Le (sincere) parole di commiato verso Hugo Chavez, scomparso ieri all’età di 58 anni, espresse oggi da Vladimir Putin e da Dmitrj Medvedev (che ha postato sulla propria pagina Facebook una serie di foto che lo ritraggono col defunto presidente venezuelano) non nascondono le preoccupazioni di Mosca per il vuoto politico che si è così venuto a creare al vertice di uno dei più fidati partner commerciali della Russia. Al di là delle rassicurazioni del presidente ad interim Nicolas Maduro sulla continuità in politica estera, gli analisti del Cremlino sanno bene che il collaudato asse con Caracas entrerà nei prossimi mesi in un porto delle nebbie: un passaggio inevitabile per una nazione, come il Venezuela, che negli ultimi quindici anni ha avuto il volto, la testa e il corpo di Chavez. Il defunto leader bolivariano rappresenta la classica figura del leader-nazione, la cui morte automaticamente comporta una vacatio difficile, se non impossibile, da colmare. Dove sarà il Venezuela da qui a qualche anno nessuno, da Caracas a Mosca, è in grado di prevederlo con certezza. E ciò non fa dormire sonni tranquilli ai biznesmeny del Cremlino, visto che sul destino del Venezuela ballano accordi commerciali miliardari in campo militare ed energetico.
“La nostra cooperazione economica con il Venezuela continuerà, chiunque sia il futuro leader – fanno sapere oggi fonti vicine alla Rosoboronexport, la holding statale russa che si occupa della vendita di armi all’estero – perchè gli accordi firmati hanno il solo scopo di aumentare la sicurezza nazionale”. Un messaggio criptico, che sembra quasi avvisare Caracas che Mosca non tollererà improvvisi voltafaccia, viste le cifre a nove zeri in gioco. Secondo le previsioni degli analisti russi, il Venezuela nel 2015 dovrebbe diventare il secondo acquirente globale di armamenti made in Russia: i russi sottolineano come la cooperazione in campo militare tra i due paesi prevede la costruzione di fabbriche e impianti di produzione, che rientrano in un più ampio programma di sviluppo del paese, “che è interesse primario di qualsiasi governo”.
Dal 2005 in poi Chavez aveva firmato con la Russia una serie di accordi economici che prevedono l’acquisto di armamenti, inclusi caccia aerei Sukhoj, elicotteri d’assalto, e mitra Kalashnikov, di cui il Venezuela aveva ottenuto anche la licenza di produzione in patria: il tutto per l’astronomica cifra di 4 miliardi di dollari (3 miliardi di euro).
Ma anche per quello che riguarda le fonti energetiche il rapporto tra Mosca e Caracas può definirsi particolare.

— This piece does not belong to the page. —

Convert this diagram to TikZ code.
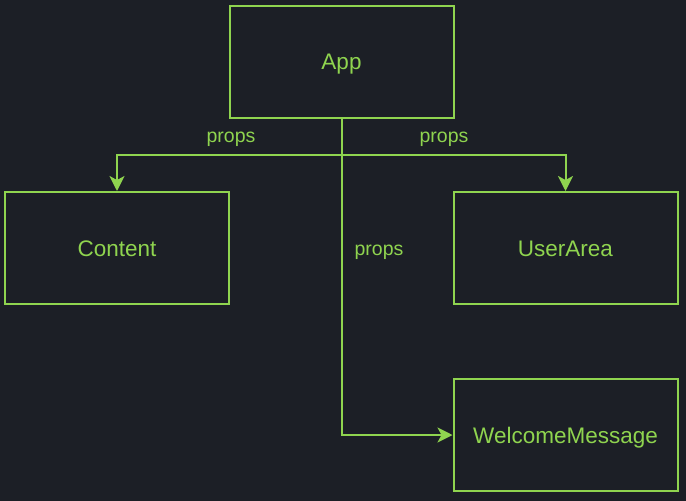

Nel settembre 2009 la compagnia statale Petroleos de Venezuela (PdVSA) ed i giganti energetici russi Rosneft, Gazprom, Lukoil, TNK-BP and Surgutneftegaz (riunti nel Consorzio Petrolifero Russo) firmarono un accordo per sviluppare congiuntamente il giacimento venezuelano Junin 6, situato nella regione petrolifera di Orinoco: Junin 6 ha una capacità estrattiva pari a circa 53 miliardi di barili di petrolio, in un territorio che, secondo la US Geological Survey, dispone di una riserva di 513 miliardi di barili di greggio pesante, quasi il doppio delle riserve conosciute presenti in Arabia Saudita.